Brian’s take: Got some free time this weekend? Oooh, I’ve got an idea—you should pay $20 to let a man sit at a table and talk to you for two hours about the history of American security!

You might think I’m being sarcastic (two hours of a man sitting at a table, you say?), but I shit you not. That is actually what you should do, as long as the man’s name is Mike Daisey, the creator and comic purveyor of the exquisitely conceived If You See Something Say Something. I’ll leave the sarcasm up to him.

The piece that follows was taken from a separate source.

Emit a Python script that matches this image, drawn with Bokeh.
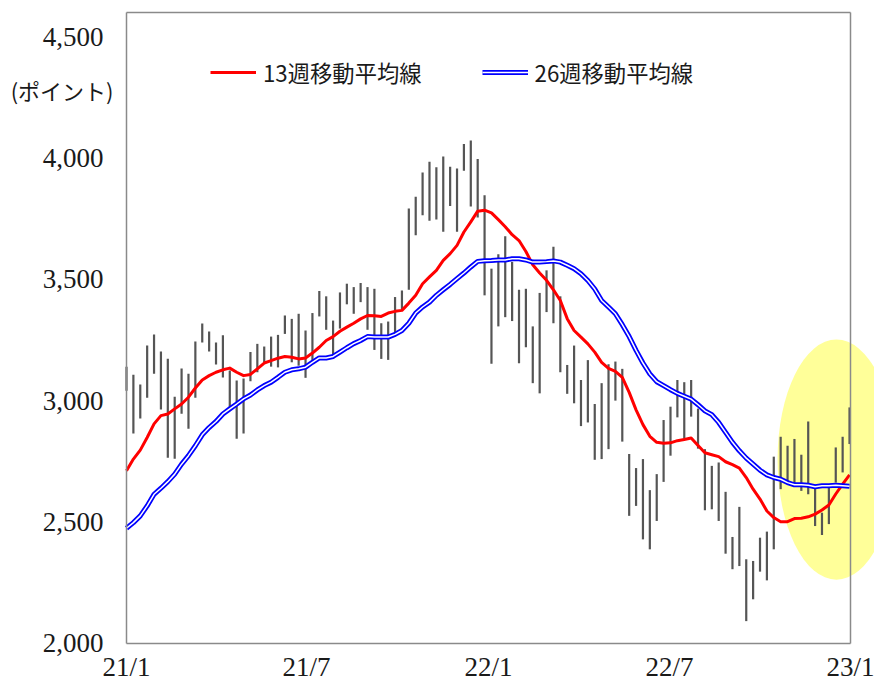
from bokeh.plotting import figure
from bokeh.models import (ColumnDataSource, FixedTicker, Range1d, LinearAxis,
                          Legend, LegendItem, NumeralTickFormatter)
from bokeh.core.properties import value
from bokeh.embed import file_html
from bokeh.resources import INLINE

# ---------------- data ----------------
week = list(range(106))

high = [3140, 3107, 3066, 3227, 3273, 3202, 3173, 3016, 3132, 3111,
        3244, 3318, 3285, 3240, 3269, 3124, 3083, 3091, 3200, 3234,
        3223, 3264, 3271, 3351, 3337, 3358, 3289, 3361, 3452, 3430,
        3330, 3446, 3482, 3468, 3485, 3468, 3461, 3319, 3326, 3427,
        3454, 3792, 3840, 3940, 3985, 3962, 4006, 3964, 3957, 4058,
        4072, 3996, 3847, 3544, 3603, 3678, 3572, 3457, 3461, 3306,
        3444, 3537, 3634, 3430, 3147, 3227, 3085, 3167, 2986, 3072,
        3150, 3161, 3131, 2780, 2722, 2759, 2631, 2697, 2920, 2975,
        3085, 3076, 3085, 2967, 2800, 2731, 2745, 2624, 2438, 2562,
        2346, 2339, 2435, 2460, 2769, 2851, 2814, 2842, 2777, 2914,
        2649, 2538, 2653, 2807, 2851, 2972]

low = [3041, 2864, 2926, 3012, 3111, 2963, 2764, 2760, 2946, 2884,
       3012, 3240, 3202, 3149, 3095, 2971, 2843, 2864, 3080, 3117,
       3158, 3140, 3137, 3275, 3158, 3144, 3094, 3165, 3347, 3292,
       3172, 3297, 3397, 3358, 3406, 3292, 3209, 3172, 3168, 3282,
       3372, 3457, 3682, 3764, 3741, 3747, 3696, 3802, 3696, 3948,
       3800, 3755, 3434, 3152, 3306, 3344, 3328, 3154, 3220, 3072,
       3030, 3365, 3319, 3117, 3028, 2989, 2895, 2910, 2756, 2759,
       2800, 3000, 2831, 2525, 2566, 2428, 2387, 2504, 2665, 2773,
       2931, 2842, 2934, 2802, 2548, 2552, 2504, 2369, 2305, 2318,
       2091, 2181, 2295, 2259, 2387, 2635, 2656, 2656, 2628, 2614,
       2483, 2446, 2491, 2662, 2704, 2821]

ma13 = [2711, 2759, 2796, 2848, 2904, 2938, 2945, 2966, 2986, 3014,
        3052, 3085, 3103, 3117, 3127, 3134, 3117, 3103, 3108, 3131,
        3155, 3165, 3175, 3182, 3179, 3172, 3176, 3196, 3220, 3248,
        3264, 3286, 3303, 3319, 3337, 3351, 3350, 3347, 3361, 3368,
        3372, 3402, 3434, 3482, 3510, 3537, 3578, 3606, 3640, 3695,
        3737, 3781, 3785, 3774, 3746, 3717, 3684, 3660, 3615, 3560,
        3526, 3496, 3457, 3413, 3338, 3289, 3262, 3234, 3200, 3158,
        3133, 3121, 3096, 3034, 2962, 2901, 2853, 2828, 2824, 2826,
        2835, 2840, 2846, 2815, 2785, 2777, 2769, 2748, 2736, 2722,
        2683, 2635, 2594, 2545, 2518, 2501, 2501, 2514, 2515, 2521,
        2532, 2549, 2570, 2615, 2656, 2694]

ma26 = [2474, 2497, 2525, 2566, 2614, 2639, 2666, 2697, 2738, 2773,
        2814, 2859, 2889, 2914, 2945, 2966, 2986, 3007, 3023, 3044,
        3062, 3076, 3096, 3117, 3127, 3131, 3138, 3158, 3176, 3176,
        3182, 3200, 3218, 3235, 3248, 3264, 3262, 3262, 3262, 3273,
        3289, 3319, 3361, 3386, 3406, 3434, 3457, 3479, 3503, 3526,
        3551, 3574, 3577, 3578, 3580, 3580, 3585, 3585, 3580, 3571,
        3571, 3573, 3576, 3571, 3558, 3544, 3523, 3495, 3460, 3413,
        3386, 3358, 3313, 3264, 3207, 3155, 3110, 3078, 3062, 3045,
        3030, 3018, 3006, 2983, 2958, 2942, 2910, 2869, 2828, 2793,
        2763, 2738, 2713, 2694, 2683, 2676, 2662, 2653, 2653, 2651,
        2645, 2649, 2649, 2651, 2649, 2647]

x_tick_pos = [0, 26.14, 52.57, 78.86, 105.14]
x_tick_labels = ["21/1", "21/7", "22/1", "22/7", "23/1"]
y_ticks = [2000, 2500, 3000, 3500, 4000, 4500]
series_names = ["13週移動平均線", "26週移動平均線"]
unit_label = "(ポイント)"
unit_label_y = 4280

# highlight ellipse (center week, center value, width in weeks, height in points)
hl_x, hl_y, hl_w, hl_h = 103.1, 2757, 17.1, 990

# ---------------- layout constants ----------------
X_START, X_END_BORDER = 0, 105.2        # plot-area box, in weeks
Y_MIN, Y_MAX = 2000, 4600               # plot-area box, in points
GREY = "#8a8a8a"
SERIF = "Liberation Serif"
CJK = "Noto Sans CJK JP"
PX_PER_WEEK = 6.886
PTS_PER_PX = 2600 / 630.7

p = figure(width=874, height=684, output_backend="svg", toolbar_location=None,
           x_range=Range1d(-126 / PX_PER_WEEK, (874 - 126) / PX_PER_WEEK),
           y_range=Range1d(Y_MIN - 41.3 * PTS_PER_PX, Y_MAX + 12 * PTS_PER_PX),
           min_border_left=0, min_border_right=0, min_border_top=0, min_border_bottom=0,
           x_axis_type=None, y_axis_type=None)
p.outline_line_color = None
p.background_fill_color = "white"
p.border_fill_color = "white"
p.xgrid.visible = False
p.ygrid.visible = False

# highlight
p.ellipse(x=[hl_x], y=[hl_y], width=hl_w, height=hl_h,
          fill_color="#FFFF99", line_color=None)

# high-low bars
src = ColumnDataSource(dict(x=week, high=high, low=low, ma13=ma13, ma26=ma26))
p.segment(x0="x", y0="low", x1="x", y1="high", source=src,
          line_color="#555555", line_width=2.2)

# moving averages
r13 = p.line("x", "ma13", source=src, line_color="#FF0000", line_width=3, line_join="round")
r26a = p.line("x", "ma26", source=src, line_color="#0000FF", line_width=5, line_join="round")
r26b = p.line("x", "ma26", source=src, line_color="white", line_width=1.5, line_join="round")


def style_axis(ax):
    ax.major_tick_in = 0
    ax.major_tick_out = 0
    ax.minor_tick_in = 0
    ax.minor_tick_out = 0
    ax.axis_line_color = GREY
    ax.axis_line_width = 1.5
    ax.major_label_text_color = "#1a1a1a"
    ax.major_label_text_font = SERIF
    ax.major_label_text_font_size = "27px"


# left axis (drawn at the plot-area edge)
yaxis = LinearAxis(ticker=FixedTicker(ticks=y_ticks), formatter=NumeralTickFormatter(format="0,0"),
                   fixed_location=X_START, bounds=(Y_MIN, Y_MAX))
style_axis(yaxis)
yaxis.major_label_standoff = 23
p.add_layout(yaxis, "left")

# bottom axis
xaxis = LinearAxis(ticker=FixedTicker(ticks=x_tick_pos), fixed_location=Y_MIN,
                   bounds=(X_START, X_END_BORDER),
                   major_label_overrides={pos: lab for pos, lab in zip(x_tick_pos, x_tick_labels)})
style_axis(xaxis)
xaxis.major_label_standoff = 9
p.add_layout(xaxis, "below")

# top and right borders of the plot area
topaxis = LinearAxis(ticker=FixedTicker(ticks=[]), fixed_location=Y_MAX, bounds=(X_START, X_END_BORDER))
style_axis(topaxis)
p.add_layout(topaxis, "above")
rightaxis = LinearAxis(ticker=FixedTicker(ticks=[]), fixed_location=X_END_BORDER, bounds=(Y_MIN, Y_MAX))
style_axis(rightaxis)
p.add_layout(rightaxis, "right")

# unit label
p.text(x=[X_START], y=[unit_label_y], text=[unit_label], x_offset=-13, text_align="right",
       text_baseline="middle", text_font=value(CJK), text_font_size="22px",
       text_color="#1a1a1a")

# legend
legend = Legend(items=[LegendItem(label=series_names[0], renderers=[r13]),
                       LegendItem(label=series_names[1], renderers=[r26a, r26b])],
                orientation="horizontal", location=(210, 596))
legend.padding = 0
legend.margin = 0
legend.spacing = 60
legend.glyph_width = 46
legend.glyph_height = 20
legend.label_standoff = 7
legend.label_text_font = CJK
legend.label_text_font_size = "22.3px"
legend.label_text_color = "#1a1a1a"
legend.border_line_color = None
legend.background_fill_alpha = 0
p.add_layout(legend)

open("out.html", "w").write(file_html(p, INLINE))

There may be no metaphor in security, as Daisey astutely notes, but he certainly injects metaphor (and simile, and irony, and synecdoche, and peripetea, &c, &c) aplenty into this series of monologues—stories, really—which he weaves with enthralling dexterity of voice, tone, gesture, and expression.  The show is billed as the story of the Department of Homeland Security, but much of the focus is on the history of the atomic bomb.  The piece is obsessively researched, and by interlacing the straight history with his own anecdotes and observations, Daisey is able to infuse a somewhat sterile topic with a folksy, around-the-campfire sensibility.  In some of the most disturbing but memorable moments, Daisey is even able to turn the monologue into something of a ghost story—one minute you’re laughing at the foibles of Bernard Kerik, the next minute Daisey is describing in unsettling detail what would happen if Cohen’s neutron bomb were detonated above the theater, and you feel just a bit sick for joking around only moments earlier.  

Daisey is one of those people (I’ve seen him before) who can make anything scintillating, so even if you proclaim to be uninterested in neutrons and bombs and the Cold War and deserts and Tom Ridge and that kind of thing, go if only to spend some quality time with Daisey.  It’s like taking one of your favorite nonfiction authors—I’ll use Ian Frazier but you can fill-in-the-blank—crossing him with your favorite stand-up comedian—let’s say, oh, I don’t know, Robin Williams—and hunkering down in a bar for a few hours to discuss a subject about which he’s read every book possible.

See it if: You’ve ever been frisked ever-so-scandalously by a security guard.

Skip it if: You are overly paranoid about getting radiation poisoning.